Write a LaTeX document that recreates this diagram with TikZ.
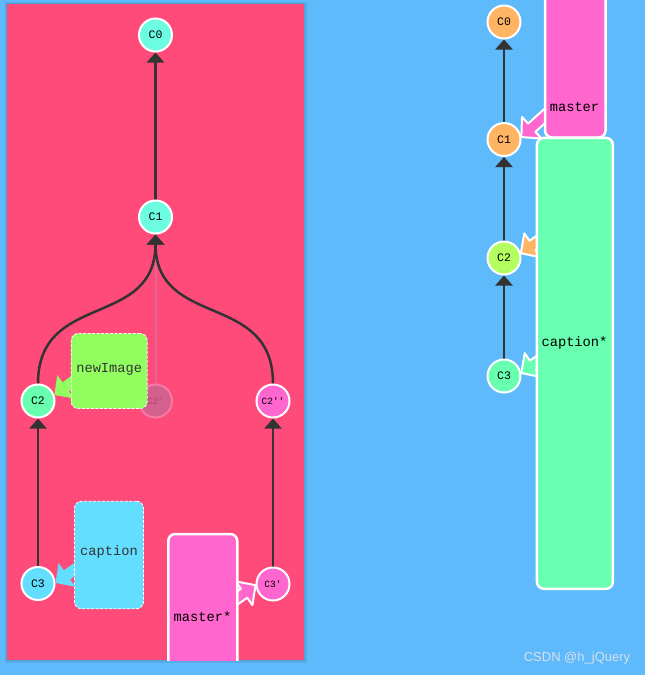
\documentclass[tikz,border=0pt]{standalone}
\usepackage{fontspec}
\setmainfont{Liberation Sans}
\setmonofont{Liberation Mono}
\usepackage{tikz}
\usetikzlibrary{positioning}
\usetikzlibrary{arrows.meta,backgrounds}

\definecolor{bgblue}{RGB}{94,186,250}
\definecolor{panelred}{RGB}{255,75,122}
\definecolor{aqua}{RGB}{108,252,226}
\definecolor{mint}{RGB}{104,255,176}
\definecolor{skyblue}{RGB}{100,222,255}
\definecolor{pinkish}{RGB}{255,102,206}
\definecolor{limegreen}{RGB}{146,255,96}
\definecolor{orangey}{RGB}{255,180,100}
\definecolor{yellowgreen}{RGB}{180,255,96}
\definecolor{edgegray}{RGB}{51,51,51}
\definecolor{ghostfill}{RGB}{212,96,142}
\definecolor{ghostrim}{RGB}{246,122,164}
\definecolor{ghosttext}{RGB}{172,70,110}
\definecolor{ghostline}{RGB}{226,100,148}
\definecolor{wmgray}{RGB}{214,224,236}

\begin{document}
\begin{tikzpicture}[x=1pt, y=-1pt, on grid,
    commit/.style={circle, draw=white, line width=2pt, minimum size=33pt, inner sep=0pt,
      font=\ttfamily\fontsize{11.5}{12}\selectfont},
    commitsm/.style={commit, font=\ttfamily\fontsize{9.5}{10}\selectfont},
    ghost/.style={commitsm, fill=ghostfill, draw=ghostrim, text=ghosttext},
    parentedge/.style={draw=edgegray, line width=2.5pt, -{Triangle[width=17pt,length=10pt]}},
    ghostlink/.style={draw=ghostline, line width=2pt},
    panelbox/.style={rectangle, fill=panelred, minimum width=297pt, minimum height=656pt, inner sep=0pt},
    branchbox/.style={rectangle, rounded corners=7pt, draw=white, line width=2.5pt, inner sep=0pt},
    dashbox/.style={rectangle, rounded corners=7pt, draw=white, line width=0.8pt,
      dash pattern=on 3pt off 1.5pt, inner sep=0pt},
    branchtext/.style={font=\ttfamily\fontsize{13.7}{16}\selectfont, text=edgegray, inner sep=0pt},
    brptr/.pic={\path[pic actions, line join=round] (0,0) -- (-14,14.5) -- (-14,5.5) -- (-36,5.5)
      -- (-36,-5.5) -- (-14,-5.5) -- (-14,-14.5) -- cycle;}]

  \useasboundingbox (0,0) rectangle (645,675);

  % Left repository: commits
  \node[commit, fill=aqua] (C0) at (155.5,35) {C0};
  \node[commit, fill=aqua, below=182pt of C0] (C1) {C1};
  \node[ghost, below=184pt of C1] (C2g) {C2'};
  \node[commit, fill=mint, left=117.5pt of C2g] (C2) {C2};
  \node[commitsm, fill=pinkish, right=117.5pt of C2g] (C2pp) {C2''};
  \node[commit, fill=skyblue, below=182.5pt of C2] (C3) {C3};
  \node[commitsm, fill=pinkish, below=183pt of C2pp] (C3p) {C3'};

  % Right repository: commits
  \node[commit, fill=orangey] (rC0) at (504,22) {C0};
  \node[commit, fill=orangey, below=117.5pt of rC0] (rC1) {C1};
  \node[commit, fill=yellowgreen, below=118.5pt of rC1] (rC2) {C2};
  \node[commit, fill=mint, below=118pt of rC2] (rC3) {C3};

  \begin{scope}[on background layer]
    \fill[bgblue] (0,0) rectangle (645,675);
    % panel shadow
    \fill[black, opacity=0.07] (4.5,1.5) rectangle (306.5,662.5);
    \fill[black, opacity=0.07] (5.8,2.8) rectangle (305.2,661.2);
    \node[panelbox] (panel) at (155.5,332) {};

    % C2' --> C1
    \draw[ghostlink] (C2g.north) -- (C1.south);

    % parents, left
    \draw[parentedge] (C1.north) -- (C0.south);
    \draw[parentedge] (C2.north) .. controls +(0,-93) and +(0,95) .. (C1.south);
    \draw[parentedge] (C2pp.north) .. controls +(0,-93) and +(0,95) .. (C1.south);
    \draw[parentedge] (C3.north) -- (C2.south);
    \draw[parentedge] (C3p.north) -- (C2pp.south);

    % parents, right
    \draw[parentedge] (rC1.north) -- (rC0.south);
    \draw[parentedge] (rC2.north) -- (rC1.south);
    \draw[parentedge] (rC3.north) -- (rC2.south);
  \end{scope}

  % branch pointers
  \pic[fill=limegreen, rotate=216] at (C2.20) {brptr};
  \pic[fill=skyblue, rotate=215] at (C3.2) {brptr};
  \pic[fill=pinkish, draw=white, line width=2pt, rotate=35] at (C3p.184) {brptr};
  \pic[fill=pinkish, draw=white, line width=2pt, rotate=222] at (rC1.8) {brptr};
  \pic[fill=orangey, draw=white, line width=2pt, rotate=214] at (rC2.16) {brptr};
  \pic[fill=mint, draw=white, line width=2pt, rotate=214] at (rC3.10) {brptr};

  % Left branches
  \node[dashbox, fill=limegreen, minimum width=76pt, minimum height=75pt] (newImageBox) at (109.2,371) {};
  \node[branchtext] (newImageTxt) at (109.2,369) {newImage};

  \node[dashbox, fill=skyblue, minimum width=69pt, minimum height=107.5pt] (captionBox) at (109,555) {};
  \node[branchtext] (captionTxt) at (109,552) {caption};

  \begin{scope}
    \clip (panel.south west) rectangle (panel.north east);
    \node[branchbox, fill=pinkish, minimum width=69pt, minimum height=150pt] (masterStarBox) at (202.75,609) {};
  \end{scope}
  \node[branchtext, text=black] (masterStarTxt) at (202.5,617) {master*};

  % Right branches
  \node[branchbox, fill=pinkish, minimum width=60.5pt, minimum height=155pt] (masterBox) at (575.3,60) {};
  \node[branchtext, text=black] (masterTxt) at (574.5,107.3) {master};

  \node[branchbox, fill=mint, minimum width=76pt, minimum height=451pt] (captionStarBox) at (574.9,363.3) {};
  \node[branchtext, text=black] (captionStarTxt) at (574.5,343.3) {caption*};

  % watermark
  \node[font=\fontsize{13}{15}\selectfont, text=wmgray] (wmark) at (577,658) {CSDN @h\_jQuery};

\end{tikzpicture}
\end{document}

What is required —
Repeat the data exactly, without the pictures.

Task result —
Write a LaTeX document that recreates this diagram with TikZ.
\documentclass[tikz,border=0pt]{standalone}
\usepackage{fontspec}
\setmainfont{Liberation Sans}
\setmonofont{Liberation Mono}
\usepackage{tikz}
\usetikzlibrary{positioning}
\usetikzlibrary{arrows.meta,backgrounds}

\definecolor{bgblue}{RGB}{94,186,250}
\definecolor{panelred}{RGB}{255,75,122}
\definecolor{aqua}{RGB}{108,252,226}
\definecolor{mint}{RGB}{104,255,176}
\definecolor{skyblue}{RGB}{100,222,255}
\definecolor{pinkish}{RGB}{255,102,206}
\definecolor{limegreen}{RGB}{146,255,96}
\definecolor{orangey}{RGB}{255,180,100}
\definecolor{yellowgreen}{RGB}{180,255,96}
\definecolor{edgegray}{RGB}{51,51,51}
\definecolor{ghostfill}{RGB}{212,96,142}
\definecolor{ghostrim}{RGB}{246,122,164}
\definecolor{ghosttext}{RGB}{172,70,110}
\definecolor{ghostline}{RGB}{226,100,148}
\definecolor{wmgray}{RGB}{214,224,236}

\begin{document}
\begin{tikzpicture}[x=1pt, y=-1pt, on grid,
    commit/.style={circle, draw=white, line width=2pt, minimum size=33pt, inner sep=0pt,
      font=\ttfamily\fontsize{11.5}{12}\selectfont},
    commitsm/.style={commit, font=\ttfamily\fontsize{9.5}{10}\selectfont},
    ghost/.style={commitsm, fill=ghostfill, draw=ghostrim, text=ghosttext},
    parentedge/.style={draw=edgegray, line width=2.5pt, -{Triangle[width=17pt,length=10pt]}},
    ghostlink/.style={draw=ghostline, line width=2pt},
    panelbox/.style={rectangle, fill=panelred, minimum width=297pt, minimum height=656pt, inner sep=0pt},
    branchbox/.style={rectangle, rounded corners=7pt, draw=white, line width=2.5pt, inner sep=0pt},
    dashbox/.style={rectangle, rounded corners=7pt, draw=white, line width=0.8pt,
      dash pattern=on 3pt off 1.5pt, inner sep=0pt},
    branchtext/.style={font=\ttfamily\fontsize{13.7}{16}\selectfont, text=edgegray, inner sep=0pt},
    brptr/.pic={\path[pic actions, line join=round] (0,0) -- (-14,14.5) -- (-14,5.5) -- (-36,5.5)
      -- (-36,-5.5) -- (-14,-5.5) -- (-14,-14.5) -- cycle;}]

  \useasboundingbox (0,0) rectangle (645,675);

  % Left repository: commits
  \node[commit, fill=aqua] (C0) at (155.5,35) {C0};
  \node[commit, fill=aqua, below=182pt of C0] (C1) {C1};
  \node[ghost, below=184pt of C1] (C2g) {C2'};
  \node[commit, fill=mint, left=117.5pt of C2g] (C2) {C2};
  \node[commitsm, fill=pinkish, right=117.5pt of C2g] (C2pp) {C2''};
  \node[commit, fill=skyblue, below=182.5pt of C2] (C3) {C3};
  \node[commitsm, fill=pinkish, below=183pt of C2pp] (C3p) {C3'};

  % Right repository: commits
  \node[commit, fill=orangey] (rC0) at (504,22) {C0};
  \node[commit, fill=orangey, below=117.5pt of rC0] (rC1) {C1};
  \node[commit, fill=yellowgreen, below=118.5pt of rC1] (rC2) {C2};
  \node[commit, fill=mint, below=118pt of rC2] (rC3) {C3};

  \begin{scope}[on background layer]
    \fill[bgblue] (0,0) rectangle (645,675);
    % panel shadow
    \fill[black, opacity=0.07] (4.5,1.5) rectangle (306.5,662.5);
    \fill[black, opacity=0.07] (5.8,2.8) rectangle (305.2,661.2);
    \node[panelbox] (panel) at (155.5,332) {};

    % C2' --> C1
    \draw[ghostlink] (C2g.north) -- (C1.south);

    % parents, left
    \draw[parentedge] (C1.north) -- (C0.south);
    \draw[parentedge] (C2.north) .. controls +(0,-93) and +(0,95) .. (C1.south);
    \draw[parentedge] (C2pp.north) .. controls +(0,-93) and +(0,95) .. (C1.south);
    \draw[parentedge] (C3.north) -- (C2.south);
    \draw[parentedge] (C3p.north) -- (C2pp.south);

    % parents, right
    \draw[parentedge] (rC1.north) -- (rC0.south);
    \draw[parentedge] (rC2.north) -- (rC1.south);
    \draw[parentedge] (rC3.north) -- (rC2.south);
  \end{scope}

  % branch pointers
  \pic[fill=limegreen, rotate=216] at (C2.20) {brptr};
  \pic[fill=skyblue, rotate=215] at (C3.2) {brptr};
  \pic[fill=pinkish, draw=white, line width=2pt, rotate=35] at (C3p.184) {brptr};
  \pic[fill=pinkish, draw=white, line width=2pt, rotate=222] at (rC1.8) {brptr};
  \pic[fill=orangey, draw=white, line width=2pt, rotate=214] at (rC2.16) {brptr};
  \pic[fill=mint, draw=white, line width=2pt, rotate=214] at (rC3.10) {brptr};

  % Left branches
  \node[dashbox, fill=limegreen, minimum width=76pt, minimum height=75pt] (newImageBox) at (109.2,371) {};
  \node[branchtext] (newImageTxt) at (109.2,369) {newImage};

  \node[dashbox, fill=skyblue, minimum width=69pt, minimum height=107.5pt] (captionBox) at (109,555) {};
  \node[branchtext] (captionTxt) at (109,552) {caption};

  \begin{scope}
    \clip (panel.south west) rectangle (panel.north east);
    \node[branchbox, fill=pinkish, minimum width=69pt, minimum height=150pt] (masterStarBox) at (202.75,609) {};
  \end{scope}
  \node[branchtext, text=black] (masterStarTxt) at (202.5,617) {master*};

  % Right branches
  \node[branchbox, fill=pinkish, minimum width=60.5pt, minimum height=155pt] (masterBox) at (575.3,60) {};
  \node[branchtext, text=black] (masterTxt) at (574.5,107.3) {master};

  \node[branchbox, fill=mint, minimum width=76pt, minimum height=451pt] (captionStarBox) at (574.9,363.3) {};
  \node[branchtext, text=black] (captionStarTxt) at (574.5,343.3) {caption*};

  % watermark
  \node[font=\fontsize{13}{15}\selectfont, text=wmgray] (wmark) at (577,658) {CSDN @h\_jQuery};

\end{tikzpicture}
\end{document}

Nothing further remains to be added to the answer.